EPSRC Reference: EP/J016381/2
Title: Thermal and Reactive Flow Simulation on High-End Computers
Principal Investigator: Luo, Professor KH
Other Investigators:
Hu, Dr Z Sandham, Professor ND
Researcher Co-Investigators:
Project Partners:
Department: Mechanical Engineering
Organisation: UCL
Scheme: Standard Research
Starts: 31 January 2014 Ends: 30 September 2016 Value (£): 49,517
EPSRC Research Topic Classifications:
Combustion
EPSRC Industrial Sector Classifications:
Manufacturing Aerospace, Defence and Marine
Transport Systems and Vehicles Energy
Related Grants:
Panel History:  
Summary on Grant Application Form
Thermal and reactive flows are cross-cutting fundamental disciplines that have found applications in technologies such as aerospace engineering, combustion engines for power generation and propulsion, geothermal energy, solar thermal energy, bioenergy, nanotechnology, chemical engineering and climate science, etc. Research in the field is a prime example where high-end computing (HEC) can have a crucial impact, as the reliability and accuracy of numerical prediction and diagnosis of thermal and reactive flows are directly linked to the computational grid resolution and the size of the time steps. The reason lies with the extremely wide range of time and length scales present in thermal and reactive flows, which are typically turbulent as well. There are 9 to 12 orders of magnitude change between the smallest and the largest length and time scales present in thermal and reactive flows of technical relevance, which should ideally be resolved by experimental measurement or numerical simulation. To study such complex phenomena by experiment alone would be prohibitively expensive and laborious if possible at all. Numerical simulation, on the other hand, offers non-intrusive, virtual "measurement" of all relevant quantities at desired resolution and accuracy, provided sufficient computing power is available. Over the past two decades, the world has first seen gigaflops supercomputers, then teraflops and more recently petaflops machines. The pace of development towards exa-scale HEC platforms has recently quickened. Only last autumn, Tianhe-1A caused a stir by reaching 2.566 petaflops maximum sustained calculation speed, but six months later the K computer achieved an astonishing 8.162 petaflops. At least two HEC machines with 20 petaflops are being built in the world and expected to enter service next year (http://www.top500.org/). The problem is that advance in supercomputing hardware and software, impressive as it appears, has barely kept pace with the research needs. Therefore, frontier research in computational thermal and reactive flows tends to be strongly associated with making use of the latest HEC available.

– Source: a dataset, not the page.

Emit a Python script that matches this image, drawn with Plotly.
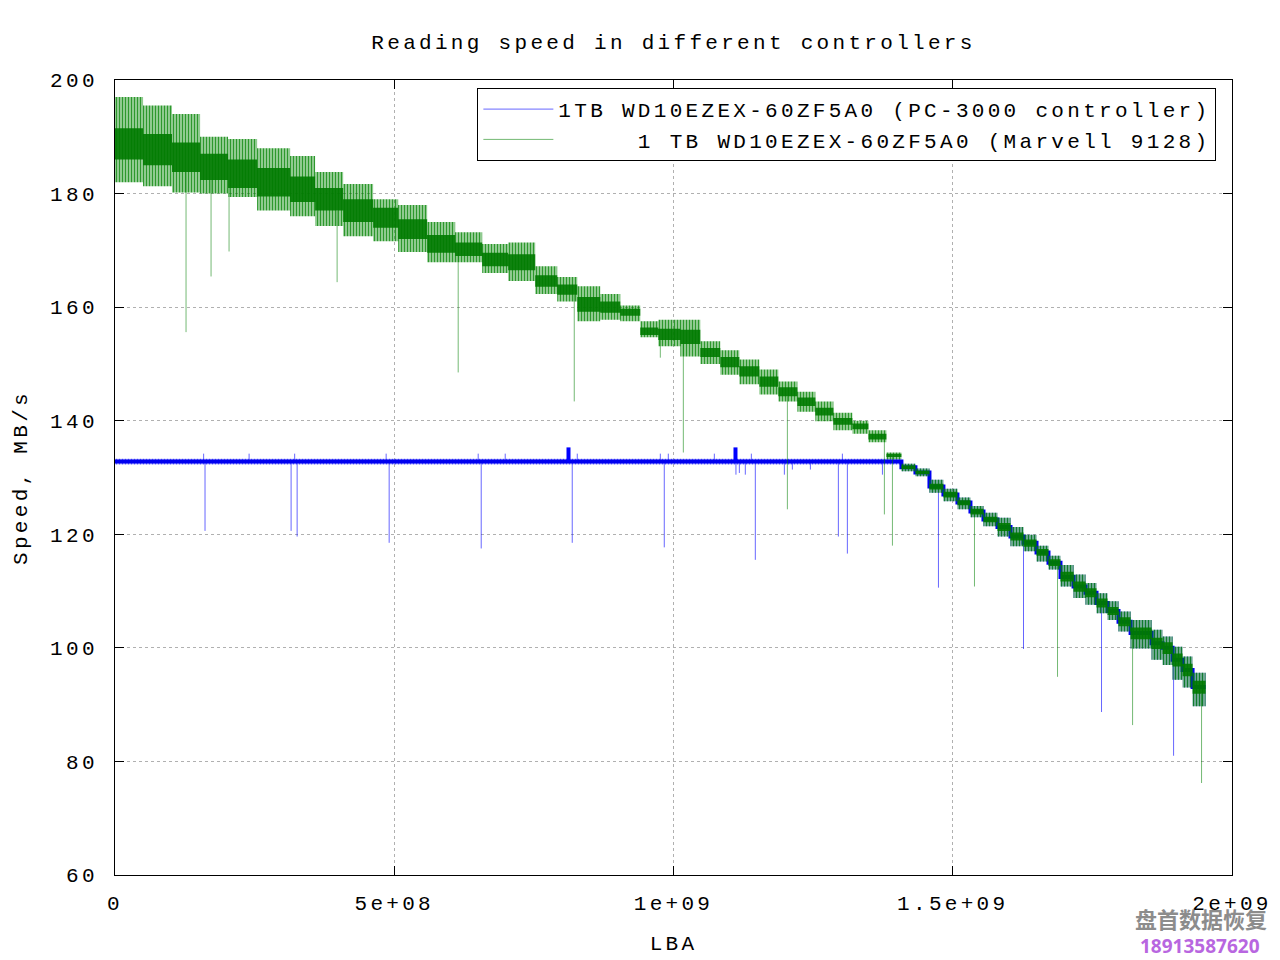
import numpy as np
import plotly.graph_objects as go

# ---------------- data ----------------
# Zone edges (LBA) of the Marvell 9128 read-speed steps
zone_edges_lba = [0, 0.0502e9, 0.1021e9, 0.1523e9, 0.2024e9, 0.2544e9, 0.3135e9, 0.3583e9,
                  0.4085e9, 0.4622e9, 0.5070e9, 0.5589e9, 0.6091e9, 0.6575e9, 0.7040e9,
                  0.7524e9, 0.7918e9, 0.8277e9, 0.8689e9, 0.9047e9, 0.9405e9, 0.9728e9,
                  1.0122e9, 1.0480e9, 1.0838e9, 1.1179e9, 1.1537e9, 1.1877e9, 1.2218e9,
                  1.2540e9, 1.2863e9, 1.3203e9, 1.3490e9, 1.3812e9, 1.4081e9, 1.4332e9,
                  1.4583e9, 1.4833e9, 1.5084e9, 1.5317e9, 1.5550e9, 1.5801e9, 1.6034e9,
                  1.6267e9, 1.6500e9, 1.6714e9, 1.6929e9, 1.7163e9, 1.7377e9, 1.7574e9,
                  1.7771e9, 1.7968e9, 1.8184e9, 1.8560e9, 1.8757e9, 1.8936e9, 1.9115e9,
                  1.9294e9, 1.9527e9]

# Marvell 9128 speed per zone (MB/s): typical level, noise envelope, dense core
marvell_mid = [189, 187.8, 186.4, 184.6, 183.4, 182, 180.8, 179, 176.9, 175.8, 173.7, 171.1,
               170.2, 168.4, 167.9, 164.6, 163.1, 160.5, 160, 159.1, 155.7, 155.2, 154.8, 152,
               150.3, 148.7, 146.9, 145.1, 143.4, 141.6, 139.9, 139, 137.2, 133.9, 131.8, 130.9,
               128.4, 127, 125.6, 124, 122.6, 121.3, 119.6, 118.5, 116.8, 115, 112.5, 110.8,
               109.7, 107.9, 106.5, 104.6, 102.6, 100.8, 100, 97.9, 96.1, 93.1]
marvell_max = [197, 195.5, 194, 190, 189.6, 188, 186.6, 183.8, 181.7, 179, 178, 175,
               173.2, 171.1, 171.4, 167.2, 165.3, 163.7, 162.3, 160.3, 157.5, 157.8, 157.8, 154,
               152.4, 150.8, 149, 146.9, 145.1, 143.4, 141.4, 140, 138.3, 134.4, 132.4, 131.6,
               129.6, 128, 126.5, 125, 123.8, 122.9, 121.3, 119.9, 118, 116.2, 114.6, 112.9,
               111.4, 109.6, 108.2, 106.4, 104.9, 103.2, 102, 100.2, 98.5, 95.6]
marvell_min = [182, 181.3, 180.2, 180, 179.4, 177, 176, 174.3, 172.5, 171.6, 169.7, 167.9,
               167.9, 166, 164.6, 162.3, 161, 157.5, 157.8, 157.5, 154.7, 153.1, 151.3, 150,
               148.1, 146.4, 144.6, 143.4, 141.6, 139.9, 138.3, 137.7, 136.2, 133.2, 131.1, 130.2,
               127.3, 125.8, 124.4, 123, 121.4, 119.6, 117.9, 117, 115.2, 113.8, 110.8, 108.8,
               107.6, 106.1, 104.9, 102.9, 99.9, 97.9, 97, 94.4, 93, 89.7]
marvell_core_hi = [191.5, 190.5, 189, 187, 186, 184.5, 183, 181, 179, 177.5, 175.5, 172.7,
                   171.4, 169.6, 169.3, 165.6, 164, 161.8, 161, 159.7, 156.4, 156.2, 156, 152.8,
                   151.2, 149.6, 147.8, 145.9, 144.1, 142.3, 140.5, 139.5, 137.7, 134.2, 132.1,
                   131.2, 128.9, 127.5, 126, 124.5, 123.1, 122, 120.3, 119.1, 117.4, 115.6, 113.4,
                   111.7, 110.5, 108.7, 107.2, 105.4, 103.6, 101.8, 101, 99, 97.2, 94.2]
marvell_core_lo = [186, 185, 183.8, 182.4, 181, 179.5, 178.5, 177, 175, 174, 172, 169.6,
                   169, 167.2, 166.5, 163.6, 162.2, 159.2, 159, 158.5, 155.1, 154.2, 153.5, 151.2,
                   149.4, 147.8, 146, 144.3, 142.6, 140.9, 139.3, 138.5, 136.7, 133.6, 131.5,
                   130.6, 127.9, 126.5, 125.1, 123.5, 122.1, 120.6, 118.9, 117.8, 116.2, 114.4,
                   111.7, 109.9, 108.9, 107.1, 105.8, 103.8, 101.5, 99.8, 98.9, 96.7, 95, 91.9]

# Marvell 9128 isolated slow reads (LBA, MB/s)
marvell_dip_lba = [0.1272e9, 0.1720e9, 0.2042e9, 0.3977e9, 0.6145e9, 0.8223e9, 0.9764e9,
                   1.0176e9, 1.2039e9, 1.3776e9, 1.3920e9, 1.5389e9, 1.6876e9, 1.8220e9,
                   1.9455e9]
marvell_dip_val = [155.6, 165.4, 169.8, 164.4, 148.5, 143.4, 151.1, 134.4, 124.4, 123.5, 118,
                   110.8, 94.9, 86.4, 76.2]

# PC-3000: flat level until the drive's own speed drops below it, then identical zones
pc3000_flat_end_lba = 1.4081e9
pc3000_flat_mid = 132.8
pc3000_flat_max = 133.3
pc3000_flat_min = 132.3

# PC-3000 isolated deviations (LBA, MB/s)
pc3000_dip_lba = [0.1612e9, 0.3153e9, 0.3261e9, 0.4909e9, 0.6557e9, 0.8187e9, 0.9835e9,
                  1.1465e9, 1.2952e9, 1.3113e9, 1.4744e9, 1.6267e9, 1.7664e9, 1.8954e9,
                  0.1587e9, 0.2401e9, 0.3217e9, 0.4855e9, 0.6503e9, 0.6987e9, 0.8277e9,
                  0.9764e9, 0.9907e9, 1.0731e9, 1.1394e9, 1.3024e9,
                  1.1118e9, 1.1179e9, 1.1286e9, 1.1985e9, 1.2128e9, 1.2451e9, 1.3741e9]
pc3000_dip_val = [120.6, 120.6, 119.6, 118.5, 117.5, 118.5, 117.7, 115.5, 119.6, 116.6, 110.6,
                  99.8, 88.7, 81,
                  134.2, 134.2, 134.2, 134.2, 134.2, 134.2, 134.2, 134.2, 134.2, 134.2, 134.2,
                  134.2,
                  130.5, 130.8, 130.5, 130.5, 131.4, 131.4, 130.5]
pc3000_bump_lba = [0.8120e9, 1.1110e9]
pc3000_bump_val = [135.3, 135.3]

x_tick_vals = [0, 5e8, 1e9, 1.5e9, 2e9]
x_tick_text = ["0", "5e+08", "1e+09", "1.5e+09", "2e+09"]
y_tick_vals = [60, 80, 100, 120, 140, 160, 180, 200]
y_tick_text = ["60", "80", "100", "120", "140", "160", "180", "200"]

TITLE = "Reading speed in different controllers"
NAME_PC = "1TB WD10EZEX-60ZF5A0 (PC-3000 controller)"
NAME_MV = "1 TB WD10EZEX-60ZF5A0 (Marvell 9128)"

# ---------------- helpers ----------------
FONT = "Liberation Mono, Courier New, monospace"
FS = 21
LS = 3.3


def sp(t, ls=LS):
    return '<span style="letter-spacing:%spx">%s</span>' % (ls, t)


edges = np.array(zone_edges_lba)
first_pc_zone = int(np.searchsorted(edges, pc3000_flat_end_lba))


def step_y(vals):
    return list(vals) + [vals[-1]]


def zone_of(lba):
    return min(int(np.searchsorted(edges, lba, side="right")) - 1, len(marvell_mid) - 1)


def pc_base(lba):
    if lba < pc3000_flat_end_lba:
        return pc3000_flat_mid
    return marvell_mid[zone_of(lba)]


fig = go.Figure()

# ---- PC-3000 (blue) ----
pc_x = [0] + list(edges[first_pc_zone:])
pc_hi = step_y([pc3000_flat_max] + marvell_max[first_pc_zone:])
pc_lo = step_y([pc3000_flat_min] + marvell_min[first_pc_zone:])
pc_mid = step_y([pc3000_flat_mid] + marvell_mid[first_pc_zone:])

sx, sy = [], []
for l, v in zip(pc3000_dip_lba, pc3000_dip_val):
    sx += [l, l, None]
    sy += [pc_base(l), v, None]
fig.add_trace(go.Scatter(x=sx, y=sy, mode="lines", name=sp(NAME_PC),
                         line=dict(color="rgba(0,0,255,0.6)", width=1),
                         legendgroup="pc", hoverinfo="skip"))
fig.add_trace(go.Scatter(x=pc_x, y=pc_hi, mode="lines", line=dict(width=0, shape="hv"),
                         showlegend=False, legendgroup="pc", hoverinfo="skip"))
fig.add_trace(go.Scatter(x=pc_x, y=pc_lo, mode="lines", line=dict(width=0, shape="hv"),
                         fill="tonexty",
                         fillpattern=dict(shape="|", size=3, solidity=0.45,
                                          fgcolor="rgb(40,40,255)", fgopacity=0.7,
                                          bgcolor="rgba(90,90,255,0.25)"),
                         showlegend=False, legendgroup="pc", hoverinfo="skip"))
fig.add_trace(go.Scatter(x=pc_x, y=pc_mid, mode="lines",
                         line=dict(color="rgb(0,0,240)", width=4, shape="hv"),
                         showlegend=False, legendgroup="pc", hoverinfo="skip"))
bx, by = [], []
for l, v in zip(pc3000_bump_lba, pc3000_bump_val):
    bx += [l, l, None]
    by += [pc3000_flat_mid, v, None]
fig.add_trace(go.Scatter(x=bx, y=by, mode="lines", line=dict(color="rgb(0,0,255)", width=4),
                         showlegend=False, legendgroup="pc", hoverinfo="skip"))

# ---- Marvell 9128 (green) ----
gx, gy = [], []
for l, v in zip(marvell_dip_lba, marvell_dip_val):
    gx += [l, l, None]
    gy += [marvell_core_lo[zone_of(l)], v, None]
# legend text is right-aligned in the original, hence the leading no-break spaces
fig.add_trace(go.Scatter(x=gx, y=gy, mode="lines", name=sp("\u00a0" * 5 + NAME_MV),
                         line=dict(color="rgba(0,128,0,0.55)", width=1),
                         legendgroup="mv", hoverinfo="skip"))
fig.add_trace(go.Scatter(x=list(edges), y=step_y(marvell_max), mode="lines",
                         line=dict(width=0, shape="hv"), showlegend=False,
                         legendgroup="mv", hoverinfo="skip"))
fig.add_trace(go.Scatter(x=list(edges), y=step_y(marvell_min), mode="lines",
                         line=dict(width=0, shape="hv"), fill="tonexty",
                         fillpattern=dict(shape="|", size=3, solidity=0.5,
                                          fgcolor="rgb(0,128,0)", fgopacity=0.75,
                                          bgcolor="rgba(0,140,0,0.3)"),
                         showlegend=False, legendgroup="mv", hoverinfo="skip"))
fig.add_trace(go.Scatter(x=list(edges), y=step_y(marvell_core_hi), mode="lines",
                         line=dict(width=0, shape="hv"), showlegend=False,
                         legendgroup="mv", hoverinfo="skip"))
fig.add_trace(go.Scatter(x=list(edges), y=step_y(marvell_core_lo), mode="lines",
                         line=dict(width=0, shape="hv"), fill="tonexty",
                         fillcolor="rgba(0,122,0,0.9)", showlegend=False,
                         legendgroup="mv", hoverinfo="skip"))

axis_common = dict(
    showline=True, linecolor="#000000", linewidth=1, mirror="ticks",
    ticks="inside", ticklen=9, tickwidth=1, tickcolor="#000000",
    showgrid=True, gridcolor="#b0b0b0", gridwidth=1, griddash="dot",
    zeroline=False, automargin=False,
    tickfont=dict(family=FONT, size=FS, color="#000000"),
)

fig.update_layout(
    width=1280, height=960,
    paper_bgcolor="white", plot_bgcolor="white",
    margin=dict(l=115, r=48, t=80, b=85),
    font=dict(family=FONT, size=FS, color="#000000"),
    title=dict(text=sp(TITLE), x=0.5, xref="paper", xanchor="center",
               y=1 - 42 / 960, yref="container", yanchor="middle",
               font=dict(family=FONT, size=FS, color="#000000")),
    xaxis=dict(range=[0, 2e9], tickmode="array", tickvals=x_tick_vals,
               ticktext=[sp(t) for t in x_tick_text], ticklabelstandoff=9,
               title=dict(text=sp("LBA"), standoff=20,
                          font=dict(family=FONT, size=FS, color="#000000")),
               **axis_common),
    yaxis=dict(range=[60, 200], tickmode="array", tickvals=y_tick_vals,
               ticktext=[sp(t) for t in y_tick_text], ticklabelstandoff=12,
               title=dict(text=sp("Speed, MB/s"), standoff=16,
                          font=dict(family=FONT, size=FS, color="#000000")),
               **axis_common),
    legend=dict(x=0.986, xanchor="right", y=0.99, yanchor="top",
                bgcolor="white", bordercolor="#000000", borderwidth=1,
                font=dict(family=FONT, size=FS, color="#000000"),
                tracegroupgap=0, itemwidth=70),
    showlegend=True,
    annotations=[
        dict(text="盘首数据恢复", xref="paper", yref="paper", x=0.972, y=-0.054,
             xanchor="center", yanchor="middle", showarrow=False,
             font=dict(family="Noto Sans CJK SC", size=22, color="#8c8c8c", weight="bold")),
        dict(text="18913587620", xref="paper", yref="paper", x=0.971, y=-0.0895,
             xanchor="center", yanchor="middle", showarrow=False,
             font=dict(family="Noto Sans", size=19, color="#b866e0", weight="bold")),
    ],
)

fig.write_html("out.html", config={"displayModeBar": False},
               post_script="document.body.style.margin='0';document.body.style.overflow='hidden';")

We believe that HEC is a key enabler of cutting-edge research in thermal and reactive flow flows. The main purpose of this application is to secure HEC resources on HECToR and its successors to support funded research projects in the field. These include: (a) K H Luo (P.I.), EPSRC grant No. EP/I016570/1 (09/2011 - 08/2014), "Tackling Combustion Instability in Low-Emission Energy Systems: Mathematical Modelling. Numerical Simulations and Control Algorithms"; (b) K H Luo (P.I.) and R W Eason, EPSRC grant No. EP/I012605/1 (05/2011 - 05/2014), "Laser-Induced Forward Transfer Nano-Printing Process - Multiscale Modelling, Experimental Validation and Optimization"; and (c) N D Sandham (P.I.), on-going LAPCAT II EU/FP7, "Long-term advanced propulsion concepets and technologies". In addition, the widely used SBLI code first developed by the applicants will be extended to incorporate capabilities for reactive flow simulation. By making use of the world-class computing facility HECToR, the above projects will fulfil the objectives of producing significant, world-leading research results. Examples of world-first simulations will include: (a) largest direct numerical simulation of a turbulent premixed flame interacting with acoustic waves (b) lattice Boltzmann simulation of the complete Laser-Induced Forward Transfer (LIFT) process; and (c) large-eddy simulation of a complete nose-to-tail scramjet engine. These projects are of direct interest to large research communities in aerospace engineering, combustion, nanotechnology, high-performance computing and so on, and will involve a dozen UK and EU companies, which will ensure wide and timely dissemination of research results.